Non solo attore, anche autore
Scrive anche. Tra i suoi testi c’è “Caterina”, portato in scena al Teatro Biondo di Palermo dal fratello Gabriele, anche lui attore, diplomato sempre all’Accademia Silvio D’amico. Tra i lavori più recenti per il teatro: “Le Crepe” di M. Mazzone (2016), “i Cavalieri” di Aristofane (2017), “Temerlano il Grande” regia di Luigi Lo Cascio (2018), “Parola a Palermo” regia dello stesso Cicirello, “La mafia” di L. Sturzo regia di Piero Maccarinelli. Per il cinema: “Il Traditore” regia di Marco Bellocchio (2019). Per la televisione: “Personaggi in cerca di attore” regia Gualtiero Pierce RAI 5 (2020).
Chiedo a Paride di parlarmi di questa sua precoce attrazione verso il teatro.
“Me l’ha trasmessa mio padre. Lo seguivo sempre nelle prove, ovunque, ma lui mi scoraggiava, mi diceva che quello dell’attore è un mestiere precario, che non ti fa mettere mai radici e non ti dà certezze; e me lo diceva mentre con i pochi mezzi a disposizione di notte attaccavamo abusivamente le locandine per pubblicizzare i suoi spettacoli. Non scorderò mai l’odore dei manifesti appena stampati”.
Quindi è stato decisivo per la tua formazione respirare in famiglia l’aria del palcoscenico?

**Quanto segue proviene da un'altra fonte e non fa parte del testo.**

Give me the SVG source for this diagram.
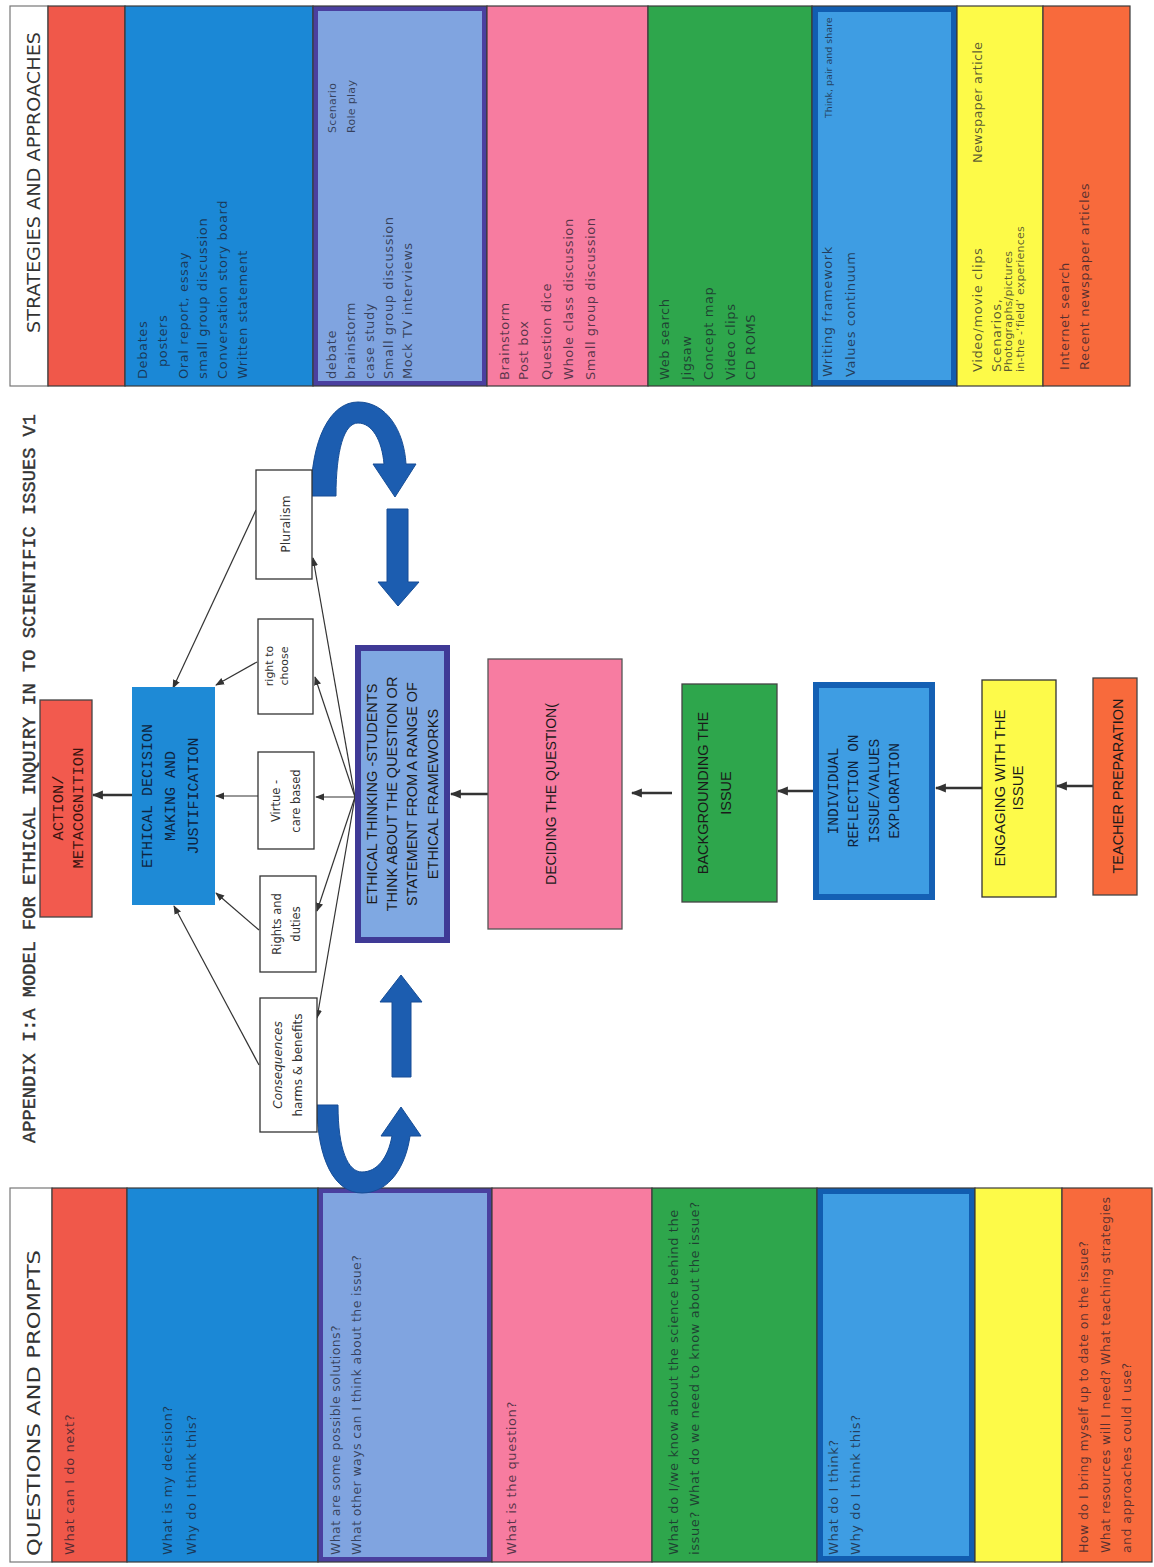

“Penso che la mia dedizione per l’arte teatrale sia nata dalla condizione di ritrovarmi figlio d’arte. Vivere la strana sensazione di non poter raggiungere mio padre quando lo vedevo apparire in scena ha confuso la mia percezione della realtà, e ho creduto fin da subito pienamente all’esistenza di un affascinante e misterioso mondo parallelo fatto di luci e colori che successivamente ho scelto come unica visione della vita. Crescendo, mi pare di aver capito, dopo tanti scontri con me stesso, che per nutrire il lavoro dell’attore bisogna essere presenti nella vita reale di tutti i giorni e vivere con rispetto il proprio ruolo, per accrescere la produzione di valore umano e sociale”.
Cos’è per te il teatro?
“Dopo tanti anni di pratica teatrale, posso dire che non ho idea di cosa sia il teatro ed è proprio questo non sapere che mi spinge ad amarlo. Penso che la materia teatrale sia vasta quanto la varietà del genere umano. Per me il teatro è un luogo di infinito stupore che deriva dalla ricerca, dalla indagine, dall’incontro con il testo, con se stessi, con i compagni di scena, con lo spettatore, uno stupore che si rinnova sempre e non si replica mai”.
C’è un modello di attore cui ti ispiri?
“Sono principalmente due gli artisti che per me sono stati fondamentali esempi da seguire: Gianmaria Volonte’ e Eduardo De Filippo. Queste due importanti figure mi hanno particolarmente ispirato sia per le opere e i personaggi che hanno interpretato sia per le loro significative azioni sociali di impegno politico”.
Perché a un punto del tuo percorso hai lasciato la Sicilia per Roma? Cosa ti ha dato questa esperienza?
“Non ricordo chi lo disse, ma pare sia vero, quando cammini nelle grandi strade di una grande città anche i pensieri e le idee diventano più grandi ed io all’inizio a Roma provai questa sensazione. Ero felice di avere oltrepassato le montagne palermitane, esse mi apparivano come severe guardiane che mi nascondevano il mondo, poi quando tornai nella mia città, quelle stesse montagne mi apparvero come delle immense accoglienti braccia”.
Come definiresti la”sicilianità”?
“Non amo molto le definizioni, penso che tutto sia in divenire. Il termine sicilianita’ contiene a mio parere miriadi di sfaccettature, per me inafferrabili, perché vivono in me, come scriveva Pirandello: il particolare alito della nostra casa non possiamo avvertirlo perché è l’alito stesso della nostra vita”.
Che prospettive si apriranno per te e per il teatro in genere dopo l’attuale periodo di grave stasi?
“Spero che durante questo lungo periodo di pausa forzata ci sia stato il tempo per riflettere e capire quali nuovi strumenti mettere in campo per rinnovare la politica e la gestione dei teatri italiani, e di sicuro si avranno migliori effetti, rispetto al passato. Forse tutto dipende dalla capacità di voler esprimere il proprio potenziale; quindi, sia per me che per gli altri, se spinti da forti necessità, si potranno raggiungere gli obiettivi prefissati. Mi auspico che il sistema teatrale possa rinascere al meglio, creando occasioni e opportunità, riuscendo ad eliminare le classiche e convenzionali barriere che escludevano le nuove realtà”.